Fall migration.—Dates: Belfast, Ireland, August 25 to end of September; Portugal, September; Italy, September 15-October 30; Cyprus, September 2; Greece, arrives September; Tangier, September; Yarkand, August-September; Karachi, September; Gilgit, August-September; Selangor, August; Mergui Archipelago, November 6; Ceylon, October; Lower Pegu, August; Transvaal, November 24; Natal, October 18.

Casual records.—Aldabra Island, Madagascar, November 6; Madeira, April 30, September 22 and October 7 and November 27. New Zealand, Canterbury, February 3, 1902; April 5, 1903 (2); Otago, March, 1903; Grenada (Wells); Bering Island (Steller). There are several records for this species for North America, some dating back to the earlier days of American ornithology. In some cases the details are indefinite and can not be considered as absolutely trustworthy. Among the occurrences recorded are: Lesser Antilles, Grenada (Cory, 1892), and Carriacou (Clark, 1905); New Jersey, Great Egg Harbor, two in the spring of 1829, Long Beach, Barnegat Bay, July 29, 1904, and Tuckerton and Cape May (Stone, according to C. C. Abbott, 1868); New York, nearly a dozen specimens at Fulton market secured on Long Island (Giraud, 1844), Long Island (?) June 9, 1891; Shinnecock Bay, May 24, 1883; Connecticut, near Hartford, October 3, 1859, New Haven, August 30, 1886, and June, 1874; Massachusetts, Cape Ann, fall of 1865, East Boston, early May, 1866, Nahant, about 1869, Ipswich, about 1875, Cape Cod, about May 10, 1878, and Chatham, August 26, 1889; Maine, Scarboro, September 9, 1875 (?), and Pine Point, September 15, 1881; New Brunswick, Grand Manan; Nova Scotia, Halifax, October, 1864, and September, 1868; Ontario, Toronto, about 1886 (Fleming); and Alaska, Point Barrow, June 6, 1883.
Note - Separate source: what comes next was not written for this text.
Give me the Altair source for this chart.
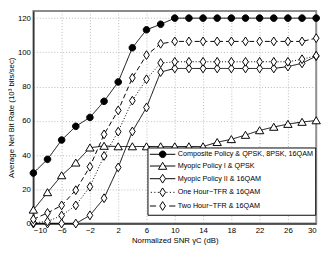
import altair as alt
import pandas as pd

# ---- data ----
x_vals = [-10, -8, -6, -4, -2, 0, 2, 4, 6, 8, 10, 12, 14, 16, 18, 20, 22, 24, 26, 28, 30]
composite = [29.5, 37.5, 48.8, 56.8, 62.0, 71.4, 82.7, 102.7, 113.2, 116.4, 120, 120, 120, 120, 120, 120, 120, 120, 120, 120, 120]
myopic1 = [8.0, 18.2, 28.1, 35.5, 44.3, 45.3, 45.0, 45.0, 45.0, 45.0, 45.0, 45.0, 45.0, 47.5, 49.2, 51.7, 54.4, 56.4, 58.1, 59.3, 60.2]
myopic2 = [0.0, 0.0, 0.0, 0.0, 4.8, 14.8, 32.8, 53.8, 67.8, 88.5, 90.6, 90.6, 90.6, 90.6, 90.6, 90.6, 90.6, 90.6, 91.7, 93.6, 97.8]
one_hour = [0.5, 1.2, 4.7, 10.6, 21.5, 39.5, 53.7, 71.8, 84.3, 93.8, 94.5, 94.5, 94.5, 94.5, 94.5, 94.5, 94.5, 94.5, 94.5, 96.0, 98.0]
two_hour = [2.5, 6.2, 10.6, 19.5, 33.2, 52.1, 66.1, 85.1, 98.4, 105.0, 106.4, 106.4, 106.4, 106.4, 106.4, 106.4, 106.4, 106.4, 106.4, 106.4, 108.3]

series_names = [
    "Composite Policy & QPSK, 8PSK, 16QAM",
    "Myopic Policy I & QPSK",
    "Myopic Policy II & 16QAM",
    "One Hour\u2212TFR & 16QAM",
    "Two Hour\u2212TFR & 16QAM",
]
series_values = [composite, myopic1, myopic2, one_hour, two_hour]

x_ticks = [-10, -6, -2, 2, 6, 10, 14, 18, 22, 26, 30]
y_ticks = [0, 20, 40, 60, 80, 100, 120]

rows = []
for name, vals in zip(series_names, series_values):
    for xv, yv in zip(x_vals, vals):
        rows.append({"series": name, "x": xv, "y": yv})
df = pd.DataFrame(rows)


# ---- marker shapes (unit = sqrt(size)/2 px) ----
def circle(c=0.0):
    return f"M{c+0.75},0A0.75,0.75 0 1,1 {c-0.75},0A0.75,0.75 0 1,1 {c+0.75},0Z"


def tri(c=0.0):
    return f"M{c},-0.85L{c+0.95},0.75L{c-0.95},0.75Z"


def dia(c=0.0):
    return f"M{c},-1L{c+0.65},0L{c},1L{c-0.65},0Z"


def segs(pairs, c):
    return "".join(f"M{c+a},0L{c+b},0" for a, b in pairs)


circle_p, tri_p, dia_p = circle(), tri(), dia()

C = 1.9  # legend marker centre (symbol spans -1 .. 4.8)
leg_circle = segs([(-2.9, 2.9)], C) + circle(C)
leg_tri = segs([(-2.9, -0.5), (0.5, 2.9)], C) + tri(C)
leg_dia = segs([(-2.9, -0.65), (0.65, 2.9)], C) + dia(C)
leg_dot = segs([(-2.7, -2.45), (-1.9, -1.65), (-1.1, -0.85), (0.85, 1.1), (1.65, 1.9), (2.45, 2.7)], C) + dia(C)
leg_dash = segs([(-2.9, -1.5), (1.5, 2.9)], C) + dia(C)

font = "Liberation Sans"

x_enc = alt.X(
    "x:Q",
    scale=alt.Scale(domain=[-10, 30], nice=False, zero=False),
    axis=alt.Axis(values=x_ticks, title="Normalized SNR \u03b3C (dB)", labelPadding=3, titlePadding=2),
)
y_enc = alt.Y(
    "y:Q",
    scale=alt.Scale(domain=[0, 124.2], nice=False, zero=False),
    axis=alt.Axis(values=y_ticks, title="Average Net Bit Rate (10\u00b3 bits/sec)", labelPadding=3, titlePadding=2),
)

lines = alt.Chart(df).mark_line(color="black", strokeWidth=1).encode(
    x=x_enc,
    y=y_enc,
    strokeDash=alt.StrokeDash(
        "series:N",
        scale=alt.Scale(domain=series_names, range=[[1, 0], [1, 0], [1, 0], [1, 2], [5, 3]]),
        legend=None,
    ),
)

points = alt.Chart(df).mark_point(color="black", size=81, strokeWidth=1, opacity=1).encode(
    x=x_enc,
    y=y_enc,
    shape=alt.Shape(
        "series:N",
        scale=alt.Scale(domain=series_names, range=[circle_p, tri_p, dia_p, dia_p, dia_p]),
        legend=None,
    ),
    fill=alt.Fill(
        "series:N",
        scale=alt.Scale(domain=series_names, range=["black", "white", "white", "white", "white"]),
        legend=None,
    ),
)

legend_def = alt.Legend(
    title=None,
    orient="none",
    legendX=117,
    legendY=140,
    strokeColor="black",
    fillColor="white",
    padding=2,
    cornerRadius=0,
    labelFont=font,
    labelFontSize=7.4,
    labelColor="black",
    labelLimit=400,
    symbolSize=81,
    symbolStrokeWidth=1,
    symbolStrokeColor="black",
    symbolOffset=0,
    labelOffset=19,
    rowPadding=0,
    columnPadding=0,
)

legend_layer = alt.Chart(df).transform_filter("false").mark_point(
    size=81, strokeWidth=1, opacity=1
).encode(
    x=x_enc,
    y=y_enc,
    shape=alt.Shape(
        "series:N",
        scale=alt.Scale(domain=series_names, range=[leg_circle, leg_tri, leg_dia, leg_dot, leg_dash]),
        legend=legend_def,
    ),
    fill=alt.Fill(
        "series:N",
        scale=alt.Scale(domain=series_names, range=["black", "white", "white", "white", "white"]),
        legend=legend_def,
    ),
    stroke=alt.Stroke(
        "series:N",
        scale=alt.Scale(domain=series_names, range=["black", "black", "black", "black", "black"]),
        legend=legend_def,
    ),
)

chart = (
    alt.layer(lines, points, legend_layer)
    .resolve_scale(shape="independent", fill="independent", stroke="independent")
    .properties(
        width=290,
        height=218,
        autosize="none",
        padding={"left": 26, "top": 0, "right": 8, "bottom": 20},
    )
    .configure(font=font)
    .configure_view(stroke="#8c8c8c", strokeWidth=2)
    .configure_axis(
        domainColor="black",
        domainWidth=1,
        ticks=False,
        grid=True,
        gridColor="#a8a8a8",
        gridDash=[1, 2],
        gridWidth=0.8,
        labelFont=font,
        labelFontSize=8,
        labelColor="black",
        titleFont=font,
        titleFontSize=8,
        titleFontWeight="normal",
        titleColor="black",
    )
)

chart.save("out.html", embed_options={"renderer": "svg", "actions": False})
Egg dates.—Full clutches on North Taimyr, June 24; Liakhof Isles, June 24; Taimyr, July 1 (incubated) and July 6 (fresh); Yenesei delta, July 3 and July 7.

EURYNORHYNCHUS PYGMEUS (Linnaeus)
SPOON-BILL SANDPIPER

HABITS

This unique little sandpiper has a very restricted breeding range in extreme northeastern Siberia, whence it migrates to southern Asia and wanders very rarely to extreme northwestern Alaska. Joseph Dixon (1918) says: "There are but three specimens claimed to have been taken in North America, as far as known to the author, with some doubt attached to the locality of capture of one of these." He has shown that the bird supposed to have been taken on the Choris Peninsula, Kotzebue Sound, Alaska, by Captain Moore, of the British ship "Plover," was really taken in northeastern Asia in 1849, and that no authentic record for North America has been established since that time until 1914. He says further:

The only well-established occurrence of the spoonbilled sandpiper in America is that vouched for by Fred Granville, of Los Angeles, California, who, on August 15, 1914, took two specimens at Wainwright Inlet, on the Arctic coast of Alaska. One of these specimens, a female, is now number 3552 in the collection of A. B. Howell, of Covina, California, while the other, a male, is number 1698 in the collection of G. Willett, of Los Angeles.

Referring to the capture of these two birds, he quotes from Mr. Granville's letter of January 9, 1918, as follows:

On August 15, 1914, I and my assistant hiked back of Wainwright to what I judged to be a distance of about 10 miles, traveling in a northerly direction. The tundra where I found the spoonbills was interlaced as far as the eye could see with little lagoons and long channels of water, and in this territory I collected the two spoonbills. These birds were shot out of a flock of possibly 10. I followed them for about an hour before I could get a shot at them. The birds would run along the tundra en masse and were undoubtedly gleaning food from the moss. The minute they would catch sight of me they would fly out of shotgun range. There were about six birds that looked to me through field glasses to be in markedly different plumage from the birds I shot. These six birds, immature as I supposed, seemed to be of a solid color, and that a dark gray. On the first shot fired, with which I got two, the birds flew across a lake and I lost track of them, though I spent four or five hours looking for some more. I believe that these birds breed in the neighborhood of Wainwright and hope that at some close future date some one will bear out my statement.